The Los Angeles Superior Court lawsuit, filed Monday, alleges “illegal and unconstitutional conduct” by the city “with respect to the house where Marilyn Monroe occasionally lived for a mere six months before she tragically committed suicide 61 years ago.”

The suit alleges that the city violated its own codes and procedures in pushing for the monument designation for the Helena Drive property.

“All of these backroom machinations were in the name of preserving a house which in no way meets any of the criteria for an ‘Historic Cultural Monument,’” the lawsuit states. “That much is bolstered by the fact, among others, that for 60 years through 14 owners and numerous remodels and building permits issued by the city, the city has taken no action regarding the now-alleged ‘historic’ or `cultural’ status of the house.”

The suit alleges the city’s action have caused “irreparable” harm to the building’s owners and robbed them of “their vested rights as owners of real property.”

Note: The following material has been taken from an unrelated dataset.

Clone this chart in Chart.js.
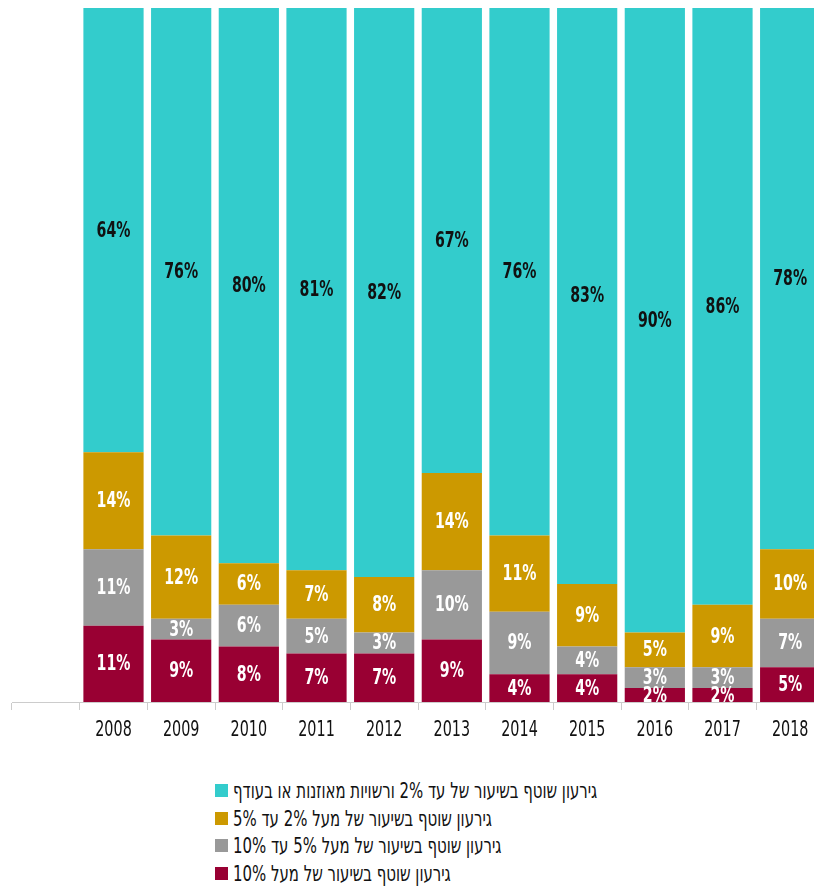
<!DOCTYPE html>
<html>
<head>
<meta charset="utf-8">
<script src="https://cdn.jsdelivr.net/npm/chart.js@4/dist/chart.umd.min.js"></script>
<style>
  html, body { margin: 0; padding: 0; background: #fff; overflow: hidden; }
  #wrap { position: relative; width: 824px; height: 752px; }
  #legend { position: absolute; left: 215px; top: 777px; font-family: "DejaVu Sans Condensed", sans-serif; font-size: 22px; color: #111; }
  .row { height: 27.5px; display: flex; align-items: center; }
  .box { width: 13px; height: 13px; margin-right: 5px; flex: none; }
  .txt { display: inline-block; transform: scaleX(0.755); transform-origin: left center; white-space: nowrap; }
</style>
</head>
<body>
<div id="wrap"><canvas id="chart"></canvas></div>
<div id="legend"></div>
<script>
const years = ["", "2008", "2009", "2010", "2011", "2012", "2013", "2014", "2015", "2016", "2017", "2018"];

// stacked from bottom to top
const over10 = [null, 11, 9, 8, 7, 7, 9, 4, 4, 2, 2, 5];
const from5to10 = [null, 11, 3, 6, 5, 3, 10, 9, 4, 3, 3, 7];
const from2to5 = [null, 14, 12, 6, 7, 8, 14, 11, 9, 5, 9, 10];
const upTo2 = [null, 64, 76, 80, 81, 82, 67, 76, 83, 90, 86, 78];

const labels = [
  "גירעון שוטף בשיעור של מעל 10%",
  "גירעון שוטף בשיעור של מעל 5% עד 10%",
  "גירעון שוטף בשיעור של מעל 2% עד 5%",
  "גירעון שוטף בשיעור של עד 2% ורשויות מאוזנות או בעודף"
];
const colors = ["#990033", "#999999", "#cc9900", "#33cccc"];
const textColors = ["#ffffff", "#ffffff", "#ffffff", "#111111"];
const series = [over10, from5to10, from2to5, upTo2];

const FONT = "'DejaVu Sans Condensed', sans-serif";

// narrow text: draw squeezed horizontally
function narrowText(ctx, text, x, y, sx) {
  ctx.save();
  ctx.translate(x, y);
  ctx.scale(sx, 1);
  ctx.fillText(text, 0, 0);
  ctx.restore();
}

const valueLabels = {
  id: "valueLabels",
  afterDatasetsDraw(chart) {
    const ctx = chart.ctx;
    ctx.save();
    ctx.font = "bold 21px " + FONT;
    ctx.textAlign = "center";
    ctx.textBaseline = "middle";
    chart.data.datasets.forEach((ds, i) => {
      const meta = chart.getDatasetMeta(i);
      meta.data.forEach((bar, j) => {
        const v = ds.data[j];
        if (v == null) return;
        const p = bar.getCenterPoint();
        ctx.fillStyle = textColors[i];
        narrowText(ctx, v + "%", p.x, p.y + 1, 0.75);
      });
    });
    ctx.restore();
  },
  afterDraw(chart) {
    const ctx = chart.ctx;
    const xs = chart.scales.x;
    ctx.save();
    ctx.font = "21px " + FONT;
    ctx.textAlign = "center";
    ctx.textBaseline = "middle";
    ctx.fillStyle = "#111";
    xs.ticks.forEach((t, i) => {
      narrowText(ctx, chart.data.labels[i], xs.getPixelForTick(i), xs.top + 29, 0.76);
    });
    ctx.restore();
  }
};

new Chart(document.getElementById("chart"), {
  type: "bar",
  data: {
    labels: years,
    datasets: series.map((d, i) => ({
      label: labels[i],
      data: d,
      backgroundColor: colors[i],
      borderWidth: 0,
      barPercentage: 0.89,
      categoryPercentage: 1
    }))
  },
  options: {
    responsive: true,
    maintainAspectRatio: false,
    animation: false,
    layout: { padding: { left: 12, right: 0, top: 8, bottom: 0 } },
    plugins: { legend: { display: false }, tooltip: { enabled: false } },
    scales: {
      x: {
        stacked: true,
        offset: true,
        grid: { offset: true, drawOnChartArea: false, color: "#cccccc", tickLength: 8 },
        border: { color: "#cccccc" },
        ticks: {
          color: "rgba(0,0,0,0)",
          padding: 9,
          font: { family: FONT, size: 20 }
        }
      },
      y: { stacked: true, min: 0, max: 100, display: false }
    }
  },
  plugins: [valueLabels]
});

const legend = document.getElementById("legend");
[3, 2, 1, 0].forEach(i => {
  const row = document.createElement("div");
  row.className = "row";
  const box = document.createElement("span");
  box.className = "box";
  box.style.background = colors[i];
  const txt = document.createElement("span");
  txt.className = "txt";
  txt.dir = "rtl";
  txt.textContent = labels[i];
  row.appendChild(box);
  row.appendChild(txt);
  legend.appendChild(row);
});
</script>
</body>
</html>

There was no immediate comment from the city.

The plaintiffs in the case — home owners Brinah Milstein and her husband Roy Bank — have owned the structure since July 2023 and subsequently obtained a demolition permit from the city.

After receiving numerous complaints about the planned demolition, City Councilwoman Traci Park announced in September an effort to save the house by initiating a historic-cultural monument application. The application has been working its way through the city process, receiving approval in January from the Cultural Heritage Commission and later from the council’s Planning and Land Use Management Committee.

The matter still needs to be heard by the full City Council, which must be done my mid-June.

The lawsuit requests a court order blocking the monument designation and allowing the plaintiffs to move forward with their planned demolition.

According to the lawsuit, the plaintiffs want to demolish the structure to expand their current home, which is adjacent to the property.